In keeping with a tradition of contacting coaches he's worked with, Derek Mason has reportedly expressed interest in bringing Stanford OC Mike Bloomgren to Nashville to coach his Commodores. Bloomgren is an up-and-coming assistant who shared the sideline with Mason in Palo Alto from 2011 to 2013. Before that, he rose up the ranks as an OC or assistant OC with Catawba College, Delta State University, and the NFL's New York Jets. After leading the team as Run Game Coordinator in 2011 and 2012, he got the call to fill the void Pep Hamilton left behind and took over the Cardinal offense in 2013. In two years at the helm, his team has gone 18-8 and defeated six top 25 opponents in that span.

However, a look at Stanford's offense under Bloomgren suggests that the Cardinal have actually taken a step back under the young coordinator's watch (warning: small sample sizes ahead).
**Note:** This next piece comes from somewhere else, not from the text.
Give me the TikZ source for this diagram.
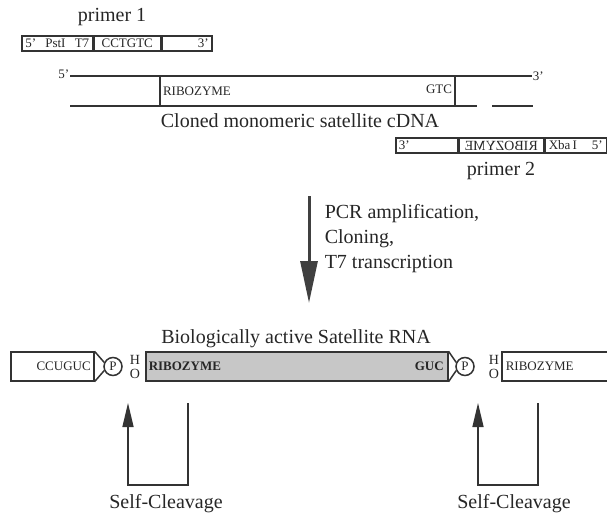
\documentclass[tikz,border=0pt]{standalone}
\usepackage{fontspec}
\setmainfont{Liberation Serif}
\usepackage{tikz}
\usetikzlibrary{arrows.meta,positioning}
\newcommand{\bigtxt}{\fontsize{20}{25}\selectfont}
\newcommand{\smalltxt}{\fontsize{13}{14}\selectfont}

\begin{document}
\begin{tikzpicture}[x=1pt,y=-1pt,line width=1.5pt,draw=black!80,text=black!85,
  seg/.style={draw,inner sep=0pt,minimum height=15pt,font=\smalltxt},
  strand/.style={draw,inner sep=0pt,minimum height=29pt},
  phos/.style={draw,circle,inner sep=0pt,minimum size=18pt,font=\smalltxt},
  lbl/.style={font=\bigtxt,inner sep=0pt},
  tiny/.style={font=\smalltxt,inner sep=0pt},
  hydro/.style={font=\fontsize{14}{14}\selectfont,inner sep=0pt,align=center},
  cleave/.style={line width=1.5pt,-{Triangle[length=24pt,width=11pt]}},
  ]
\useasboundingbox (0,0) rectangle (607,513);

\node[lbl] (P1) at (112,17) {primer 1};
\node[seg,minimum width=71pt,anchor=west] (P1a) at (21,43.5) {\makebox[64pt]{5'\hfill PstI\hfill T7}};
\node[seg,minimum width=66pt,right=0pt of P1a] (P1b) {CCTGTC};
\node[seg,minimum width=50pt,right=0pt of P1b] (P1c) {\makebox[44pt][r]{3'}};

\coordinate (T5) at (70,76);
\coordinate (T3) at (532,76);
\coordinate (B5) at (70,106);
\coordinate (G1) at (477,106);
\coordinate (G2) at (492,106);
\coordinate (B3) at (533,106);
\node[draw,inner sep=0pt,minimum width=295pt,minimum height=30pt] (RZ) at (307.5,91) {};
\draw (T5) -- (T3);
\draw (B5) -- (G1);
\draw (G2) -- (B3);
\node[tiny,anchor=east] (L5) at ([yshift=2pt]T5) {5'};
\node[tiny,anchor=west] (L3) at (T3) {3'};
\node[tiny,anchor=west] (RZa) at ([xshift=3pt]RZ.west) {RIBOZYME};
\node[tiny,anchor=east] (RZb) at ([xshift=-3pt,yshift=2pt]RZ.east) {GTC};
\node[lbl] (Cl) at (300,121) {Cloned monomeric satellite cDNA};

\node[seg,minimum width=62pt,anchor=west] (P2a) at (395,145.5) {\makebox[56pt][l]{3'}};
\node[seg,minimum width=84pt,right=0pt of P2a] (P2b) {\reflectbox{\fontsize{14}{14}\selectfont RIBOZYME}};
\node[seg,minimum width=62pt,right=0pt of P2b] (P2c) {\makebox[54pt]{Xba\,I\hfill 5'}};
\node[lbl] (P2) at (501,171) {primer 2};

\coordinate (A0) at (309,196);
\coordinate (A1) at (309,303);
\draw[line width=3pt,draw=black!75,-{Triangle[length=42pt,width=17pt]}] (A0) -- (A1);
\node[lbl,anchor=north west,align=left] (Steps) at (324,204) {PCR amplification,\\Cloning,\\T7 transcription};

\node[lbl] (Title) at (296,339) {Biologically active Satellite RNA};
\node[strand,minimum width=83pt,anchor=west] (Lb) at (10,366.5) {};
\node[tiny,anchor=east] (Lt) at ([xshift=-3pt]Lb.east) {CCUGUC};
\node[phos] (PL) at (113,366.5) {P};
\draw (Lb.north east) -- (PL.155);
\draw (Lb.south east) -- (PL.205);
\node[hydro] (HL) at (135,366.5) {H\\O};
\node[strand,fill=black!22,minimum width=302pt,anchor=west] (Mb) at (145,366.5) {};
\node[tiny,anchor=west] (Mt1) at ([xshift=3pt]Mb.west) {\bfseries RIBOZYME};
\node[tiny,anchor=east] (Mt2) at ([xshift=-4pt]Mb.east) {\bfseries GUC};
\node[phos] (PR) at (465,366.5) {P};
\draw (Mb.north east) -- (PR.155);
\draw (Mb.south east) -- (PR.205);
\node[hydro] (HR) at (494,366.5) {H\\O};
\node[strand,minimum width=125pt,anchor=west] (Rb) at (501,366.5) {};
\node[tiny,anchor=west] (Rt) at ([xshift=4pt]Rb.west) {RIBOZYME};

\coordinate (CL1) at (188,403);
\coordinate (CL2) at (188,485);
\coordinate (CL3) at (128,485);
\coordinate (CL4) at (128,403);
\draw[cleave] (CL1) -- (CL2) -- (CL3) -- (CL4);
\node[lbl] (SC1) at (166,504) {Self-Cleavage};
\coordinate (CR1) at (538,403);
\coordinate (CR2) at (538,485);
\coordinate (CR3) at (478,485);
\coordinate (CR4) at (478,403);
\draw[cleave] (CR1) -- (CR2) -- (CR3) -- (CR4);
\node[lbl] (SC2) at (514,504) {Self-Cleavage};
\end{tikzpicture}
\end{document}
The Stanford run game under Bloomgren
Year Yards Yards
per Game
TDs Nat'l Rank
2011 2738 210.6 32 20th
2012 2440 174.3 23 39th

The Stanford offense w/ Bloomgren as OC
Year Yards
per game
Rank Pass yards per game Rank Rush yards
per game
Rank Points
per game
2013 405 71st 197.9 94th 207.4 22nd 32.3 46th
2014 387 77th 231.7 60th 154.8 74th 25.7 88th

Additionally, five of Bloomgren's six wins over ranked teams came in 2013. His Cardinal offense averaged only 13.4 points in their five losses this fall. That 7-5 record was Stanford's worst since 2008.

Despite those decreases, Bloomgren's 2014 statistics were still light years ahead of a Vandy team that averaged 288 total yards and 17.2 points per game. This year's Cardinal team was stung by the loss of four starting offensive lineman and tailback Tyler Gaffney, who had run for 1,709 yards the previous season. Without those five key components, SU's yards per carry dropped from 5.0 to 4.3 - a significant decline that played a role in this year's 7-5 season. As such, the statistics don't tell the full story here. Bloomgren still has considerable potential to succeed as a high-level coordinator.

But would he even be interested in a job in Nashville? Even a skilled debater would struggle to sell that as anything more than a lateral shift. He'd be leaving an established college football commodity to take a position at the program that wants nothing more than to become Stanford itself. Like Mike Sanford Jr. at Boise State, he'd also be leaving a pipeline that has turned coordinators into collegiate head coaches or NFL assistants. Consider this listing of Stanford assistants that reaches back to 2010:

Coach Stanford Position Promoted to:
David Shaw OC Head Coach - Stanford
Pep Hamilton OC OC - Indianapolis Colts
Derek Mason DC Head Coach - Vanderbilt
Jason Tarver DC DC - Oakland Raiders

It's a testament to that coaching tree that Bloomgren has already had his name tossed around in Twitter conversations linking him to head coaching vacancies at Oregon State and Wisconsin. Even though his offense underperformed in 2014, his Stanford roots have made him a commodity. That's something that Vanderbilt cannot offer.

While James Franklin had enough success to cash in at Penn State, he's the first VU head coach to move up the NCAA football hierarchy since Gerry DiNardo did it on the strength of a handful of 5-6 seasons in the early 1990s. The success rate for Commodore coordinators is even worse. Stanford holds a significant edge when it comes to football legacy and coaching prestige alike.

Once again, that leaves Vanderbilt with one last bargaining chip - money. Since Stanford is a private university, we don't know what exactly he's being paid (unlike Sanford Jr., who made $305k last year according to USA Today). Rumors have suggested that the Commodores are willing to pay up to $700,000 for a high level assistant who can turn last year's dumpster fire offense around. Bloomgren has been quiet on the subject so far, but the only two questions he'll have to consider (should the 'Dores make an offer) are these: is the potential pay raise of a trip to Nashville worth the headache of working with a new team that's coming off a 3-9 season? And can his stock as a coordinator survive if the transition to facing SEC defenses proves difficult early on?

Early returns suggest that Bloomgren isn't ready to leave Stanford just yet, but that doesn't mean Mason won't still be trying. In the meantime, the Stanford coordinator will have a lot more to think about than just his team's upcoming bowl game.